Area leads the way in private-public pragmatism
The left-wingers of the 1940s through the 1960s believed government should solve society's ills. The right-wingers of the 1980s through the middle of the 2000s believed private industry should take care of everything.
In the 1990s, however, more pragmatic and less ideological people began to
understand that if the work of one of those entities were good, the two of
them working in tandem would be even better. Chicago has led the way in that
pragmatic approach, which continues today and is perhaps one of the main
reasons many people say the city has never been in better shape.
This month, there are no fewer than four good examples of private-public cooperation benefiting the community.
The Jane Addams Hull House Association Center for Civil Society has been honored by being selected as the nation’s first agency to implement a series of recommendations to improve African-American mortality rates and education and to relieve conditions that increase the possibility of African-Americans being incarcerated.

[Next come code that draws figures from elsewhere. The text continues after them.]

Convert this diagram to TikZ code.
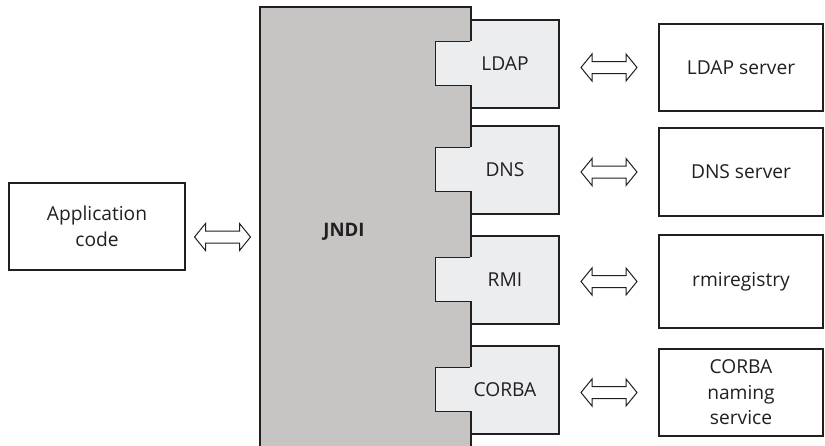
\documentclass[tikz,border=0pt]{standalone}
\usepackage{fontspec}
\setmainfont{Open Sans}
\usetikzlibrary{calc}
\definecolor{jndigrey}{HTML}{C6C5C3}
\definecolor{drvgrey}{HTML}{ECEDEF}
\definecolor{edge}{HTML}{231F20}
\definecolor{ink}{HTML}{231F20}

\begin{document}
\begin{tikzpicture}[x=1pt,y=-1pt,
  txt/.style={font=\fontsize{19.2}{25.5}\selectfont, text=ink},
  boxbase/.style={draw=edge, line width=1.1pt, inner sep=0pt, txt, align=center},
  appbox/.style={boxbase, fill=white, minimum width=176pt, minimum height=87pt},
  jndibox/.style={boxbase, fill=jndigrey, minimum width=211pt, minimum height=453pt},
  drvbox/.style={boxbase, fill=drvgrey, minimum width=88pt, minimum height=88pt},
  srvbox/.style={boxbase, fill=white, minimum width=164pt},
  tabline/.style={draw=edge, line width=1.1pt},
  arrowline/.style={draw=edge, line width=1pt, fill=white, line join=miter}
]
\useasboundingbox (0,0) rectangle (825,445);

% Client and the naming interface block
\node[appbox] (app) at (97,226.5) {Application\\code};
\node[jndibox, label={[txt, font=\fontsize{18.6}{23}\selectfont\bfseries, xshift=-21.5pt, yshift=1.5pt]center:JNDI}] (jndi) at (365.5,233.5) {};

% Service providers plugged into the block, each with a tab
\foreach \n/\t/\y in {ldap/LDAP/64, dns/DNS/170, rmi/RMI/280, corba/CORBA/390} {
  \node[drvbox, label={[txt, xshift=-10pt]center:\t}] (\n) at (515,\y) {};
  \fill[drvgrey] ($(\n.north west)+(-35,22)$) rectangle ($(\n.north west)+(1.5,66)$);
  \draw[tabline] ($(\n.north west)+(0,22)$) -- ++(-35,0) -- ++(0,44) -- ++(35,0);
}

% Back-end servers
\node[srvbox, minimum height=87pt] (ldapsrv)  at (741,67.5)  {LDAP server};
\node[srvbox, minimum height=88pt] (dnssrv)   at (741,172)   {DNS server};
\node[srvbox, minimum height=93pt] (rmisrv)   at (741,281.5) {rmiregistry};
\node[srvbox, minimum height=87pt] (corbasrv) at (741,392.5) {CORBA\\naming\\service};

% Centres of the two-way arrows
\coordinate (c0) at ($(app.east)!.5!(app.east -| jndi.west)+(0,10.5)$);
\coordinate (cldap)  at ($(ldap.east |- ldapsrv.west)!.5!(ldapsrv.west)$);
\coordinate (cdns)   at ($(dns.east |- dnssrv.west)!.5!(dnssrv.west)$);
\coordinate (crmi)   at ($(rmi.east |- rmisrv.west)!.5!(rmisrv.west)$);
\coordinate (ccorba) at ($(corba.east |- corbasrv.west)!.5!(corbasrv.west)$);

% Outlined double-headed arrows, 56 long, shaft 12, heads 27 wide
\foreach \c in {c0, cldap, cdns, crmi, ccorba}
  \draw[arrowline] ($(\c)+(-28,0)$) -- ++(11,-13.5) -- ++(0,7.5) -- ++(34,0)
    -- ++(0,-7.5) -- ++(11,13.5) -- ++(-11,13.5) -- ++(0,-7.5) -- ++(-34,0)
    -- ++(0,7.5) -- cycle;
\end{tikzpicture}
\end{document}
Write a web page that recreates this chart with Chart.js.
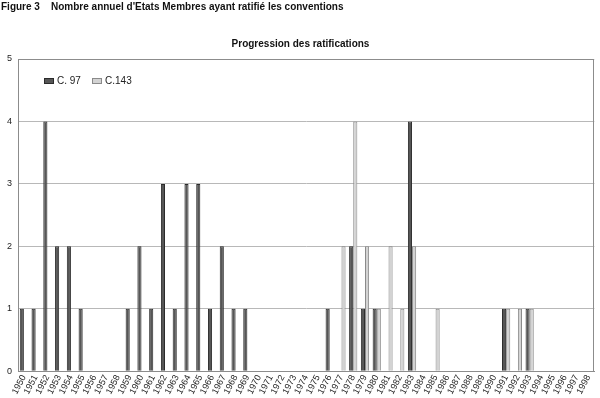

The center will manage the plan for the City of Chicago.
The Noble Network of Charter Schools will open a new school in West Town and another in West Humboldt Park, working with both the Chicago Public Schools and Holy Innocents Parish.
The Resurrection Project will use $3.4 million provided by the State of Illinois to open a dormitory for college students; the project also will benefit from a public relations boost by Chicago's Mayor Richard M. Daley.
The Extreme Makeover television show, when rehabbing a house in Chicago, worked with the City to make the project a stellar example of building using environmentally sound principles.
This nation’s founders felt local initiatives would be the laboratory for the federal government, and in Chicago, their vision is working out perfectly. Other cities, states, and the federal government can learn from the pragmatic, public-private approach that operates well in Chicago.
We congratulate all the above-mentioned entities, whether public or private, and sincerely hope their approach will be adopted nationwide. Were that to occur, the strident, partisan, ideological tone of national debate would melt away in favor of the more pragmatic, can-do, cooperative approach that made America great in decades past.
That's a gift for the 21st century we all would welcome.